If the film has any major flaw, it's that it spends so little time with the actual Tristram Shandy aspect of the story. As unfilmable as the novel may have been, the early scenes, wherein Coogan's Shandy narrates his birth -- there's even a production snafu involving placing Coogan inside of a mock womb to make the narration that much more absurd -- and criticizes the child actor who plays his young self (within the film-within-a-film's diegetic world where the kid can hear him). It's a shame that, after spending nearly 20 minutes in Shandy's birth scene, a serious depiction of the agony of childbirth protracted until it morphs into a belly-aching "Simpsons rake gag" piece of brilliance that repeats something so far beyond any possible moment of humor until it suddenly becomes funnier than ever.

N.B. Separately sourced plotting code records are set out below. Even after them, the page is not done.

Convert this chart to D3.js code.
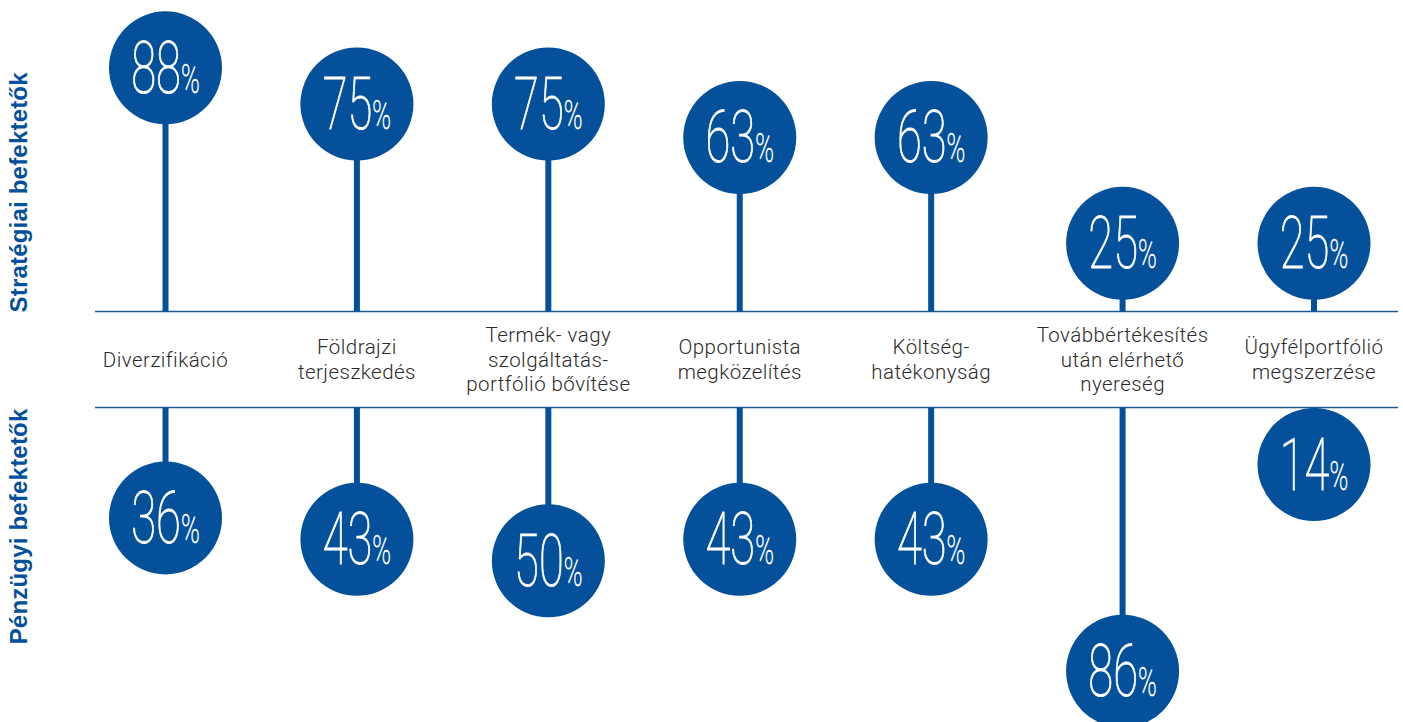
<!DOCTYPE html>
<html>
<head>
<meta charset="utf-8">
<script src="https://cdn.jsdelivr.net/npm/d3@7"></script>
<style>
  html, body { margin: 0; padding: 0; background: #ffffff; }
  svg { display: block; }
</style>
</head>
<body>
<svg id="chart" width="1403" height="722"></svg>
<script>
// Motivations of buyers, split by investor type (share of respondents, %)
const categories = [
  "Diverzifikáció",
  "Földrajzi\nterjeszkedés",
  "Termék- vagy\nszolgáltatás-\nportfólió bővítése",
  "Opportunista\nmegközelítés",
  "Költség-\nhatékonyság",
  "Továbbértékesítés\nután elérhető\nnyereség",
  "Ügyfélportfólió\nmegszerzése"
];
const strategicValues = [88, 75, 75, 63, 63, 25, 25];
const financialValues = [36, 43, 50, 43, 43, 86, 14];
const groupLabels = ["Stratégiai befektetők", "Pénzügyi befektetők"];

const BLUE = "#04509a";
const svg = d3.select("#chart");

// layout
const axisTopY = 311.5;
const axisBottomY = 407.5;
const radius = 56.5;

const x = d3.scalePoint().domain(categories).range([165.5, 1314]);
const yTop = d3.scaleLinear().domain([0, 100]).range([313, 34.4]);
const yBottom = d3.scaleLinear().domain([0, 100]).range([axisBottomY, axisBottomY + 306.6]);

// bottom bubbles never cross the lower rule
const bottomCy = v => Math.max(yBottom(v), axisBottomY + radius + 0.5);

const topData = categories.map((c, i) => ({ c, v: strategicValues[i], cy: yTop(strategicValues[i]), base: axisTopY }));
const bottomData = categories.map((c, i) => ({ c, v: financialValues[i], cy: bottomCy(financialValues[i]), base: axisBottomY }));
const all = topData.concat(bottomData);

// horizontal rules framing the category band
svg.selectAll("line.rule")
  .data([axisTopY, axisBottomY])
  .join("line")
  .attr("class", "rule")
  .attr("x1", 95).attr("x2", 1398)
  .attr("y1", d => d).attr("y2", d => d)
  .attr("stroke", "#1f5a93")
  .attr("stroke-width", 1.6);

// stems
svg.selectAll("line.stem")
  .data(all)
  .join("line")
  .attr("class", "stem")
  .attr("x1", d => x(d.c)).attr("x2", d => x(d.c))
  .attr("y1", d => d.base).attr("y2", d => d.cy)
  .attr("stroke", BLUE)
  .attr("stroke-width", 6);

// bubbles
svg.selectAll("circle.bubble")
  .data(all)
  .join("circle")
  .attr("class", "bubble")
  .attr("cx", d => x(d.c))
  .attr("cy", d => d.cy)
  .attr("r", radius)
  .attr("fill", BLUE);

// value labels in condensed light type
const vals = svg.selectAll("text.value")
  .data(all)
  .join("text")
  .attr("class", "value")
  .attr("transform", d => `translate(${x(d.c)},${d.cy + 25}) scale(0.63,1)`)
  .attr("text-anchor", "middle")
  .attr("fill", "#ffffff")
  .attr("stroke", "#ffffff")
  .attr("stroke-width", 1)
  .attr("paint-order", "stroke")
  .style("font-family", "Roboto, 'Liberation Sans', sans-serif")
  .style("font-weight", 100);
vals.append("tspan").attr("font-size", 72).text(d => d.v);
vals.append("tspan").attr("font-size", 40).attr("stroke-width", 0.7).text("%");

// category labels, vertically centred between the rules
const bandMid = (axisTopY + axisBottomY) / 2;
const lineH = 24.5;
const catText = svg.selectAll("text.cat")
  .data(categories)
  .join("text")
  .attr("class", "cat")
  .attr("text-anchor", "middle")
  .attr("fill", "#2b2b2b")
  .style("font-family", "Roboto, 'Liberation Sans', sans-serif")
  .style("font-weight", 300)
  .style("font-size", "20.5px")
  .style("letter-spacing", "0.45px");
catText.each(function (d) {
  const lines = d.split("\n");
  const first = bandMid - (lines.length - 1) * lineH / 2 + 7;
  d3.select(this).selectAll("tspan")
    .data(lines)
    .join("tspan")
    .attr("x", x(d))
    .attr("y", (l, i) => first + i * lineH)
    .text(l => l);
});

// group titles along the left edge
svg.selectAll("text.group")
  .data(groupLabels)
  .join("text")
  .attr("class", "group")
  .attr("transform", (d, i) => `translate(27,${i === 0 ? axisTopY + 1 : axisBottomY + 1}) rotate(-90)`)
  .attr("text-anchor", (d, i) => i === 0 ? "start" : "end")
  .attr("fill", BLUE)
  .style("font-family", "'Liberation Sans', Arial, sans-serif")
  .style("font-weight", 700)
  .style("font-size", "24px")
  .style("letter-spacing", "0.2px")
  .text(d => d);
</script>
</body>
</html>
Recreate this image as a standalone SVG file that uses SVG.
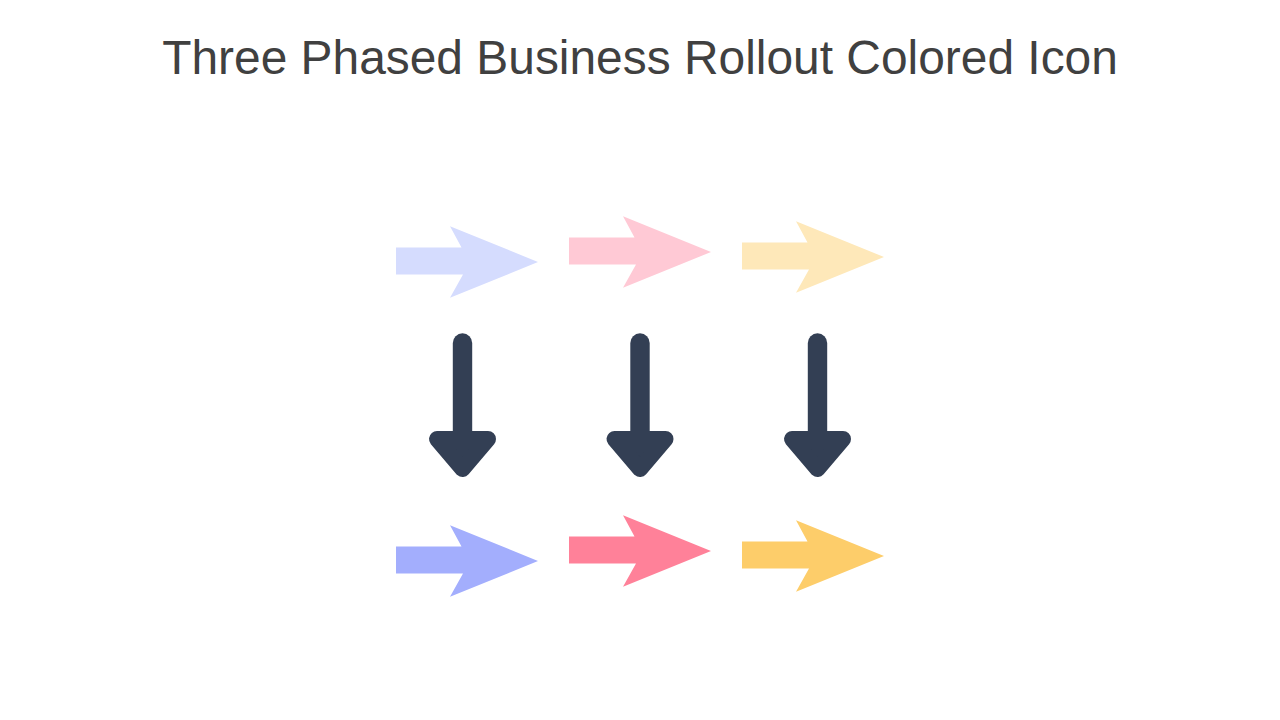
<svg xmlns="http://www.w3.org/2000/svg" width="1280" height="720" viewBox="0 0 1280 720">
<defs>
<style>
.t{font-family:"Liberation Sans",Arial,sans-serif;font-size:47.9px;fill:#404040}
.d{fill:#333f54}
.h{fill:#333f54;stroke:#333f54;stroke-width:16;stroke-linejoin:round}
</style>
<path id="a" d="M0 -14.500H65.500L54 -35.800L142 0L54 35.800L67 12.500H0Z"/>
<g id="b"><rect class="d" x="-9.700" y="-99.700" width="19.400" height="125" rx="9.700"/><path class="h" d="M-25.500 6H25.500L0 36Z"/></g>
</defs>
<rect width="1280" height="720" fill="#fff"/>
<text id="title" class="t" x="640" y="73.500" text-anchor="middle">Three Phased Business Rollout Colored Icon</text>
<g id="n1"><use href="#a" x="396" y="262" fill="#d5dcfe"/></g>
<g id="n2"><use href="#a" x="569" y="252" fill="#ffc9d5"/></g>
<g id="n3"><use href="#a" x="742" y="257" fill="#fee8b9"/></g>
<g id="n4"><use href="#b" x="462.500" y="433"/></g>
<g id="n5"><use href="#b" x="640" y="433"/></g>
<g id="n6"><use href="#b" x="817.500" y="433"/></g>
<g id="n7"><use href="#a" x="396" y="561" fill="#a3aefd"/></g>
<g id="n8"><use href="#a" x="569" y="551" fill="#ff8199"/></g>
<g id="n9"><use href="#a" x="742" y="556" fill="#fdcd6a"/></g>
</svg>
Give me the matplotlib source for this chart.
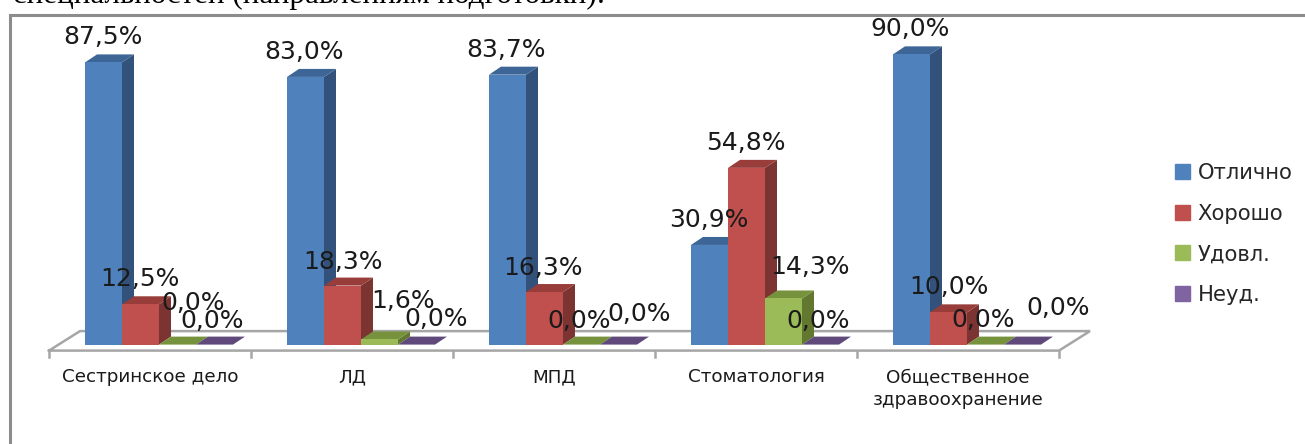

I didn't know what to expect from Tristram Shandy before I popped it in my DVD player. Having become so accustomed to Coogan only shining in minor roles, even cameos, as of late, I feared that he might fail as the lead. Have no fear: this is Coogan in top form, with a script that scores at least one laugh per scene and a supporting cast filled with talented stars such as renaissance man and my own personal man crush Stephen Fry to Gillian Anderson, who sparks off uproarious asides as her introduction solves all of the production woes (the British backers suddenly agree to finance everything when an American actress, who had hit a post-X Files dry spell at the time, is added to the cast) as well as driving the fantasies of the cast and crew, all of whom turn out to be big fans of Agent Scully. I don't if I can agree with Stephen Fry's character when he proclaims the whole thing "a cock and bull tale, the finest of its kind I've ever heard," but Tristram Shandy is so stuffed to the gills with in-jokes, metajokes, and just plain surface-level comedy that I'll be coming back for more in the near future.